Tuesday, January 09, 2007

A windy evacuation

Big flakes dropped into high winds

The Teton ski lift evacuation in face of high winds
I read the forecast --- strong winds --- but I decided to go anyway.
What I got for my skiing experience at the Teton Pass Ski Area in the Rocky Mountain Front was more than the forecast could have predicted.
The snow depth was as good as reported ---- some 50 inches at top, much of it new powder, and 36 inches at the base.
But, the winds howled steadily at more than 60 miles per hour, making my telemark turning efforts futile at times. I was blown off my skis twice and found myself heading for shelter on a couple of occasions.
The winds blew with such ferocity that the chairs on the lift would swing from side to side. I could see they were bolted, but I still held on for dear life. The winds picked up snow, creating white-out conditions.
My fears were realized when the swinging chairs forced the pulley cable up and over, and out of track over the top of the pulley wheels, forcing the lift to a stop.
I dangled more than 20 feet above the snow, not sure what would happen next. The only predictable thing was the wind, which continued to howl, swinging the chairs.
Lucky for us the ski patrol was trained in this sort of thing, and immediately sprang into action.
Within 15 minutes they were at our lift towers. A patrol member had to climb each tower and throw a rescue rope over the top of the tower where another patrol member would catch it, attaching a T-bar evacuation device that would be hoisted up to each chair. Once it arrived you would take a rope that attached to it and put it over your head, just as you would put on a tee shirt, where the rope would snug under your armpits. The evacuation device had a small seat attached to the T-bar that we had to slide under our seats, between the skis.

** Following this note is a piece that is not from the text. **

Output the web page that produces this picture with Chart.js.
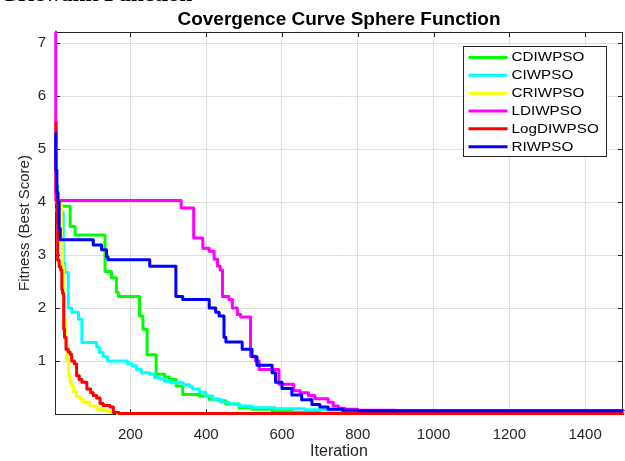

At this point we were coaxed to slide off the chair where the ski patrol members would “catch” us with the rope and lower us to the snow.
This was done very efficiently by these cool-headed patrollers.
Within about 45 minutes they had evacuated the lift.
The closure cost us about 2 hours of skiing, but what the heck, we got back quickly and safely to the lodge and a cup of hot chocolate!
The last few weeks have been among the windiest I can remember along the normally windy Rocky Mountain Front.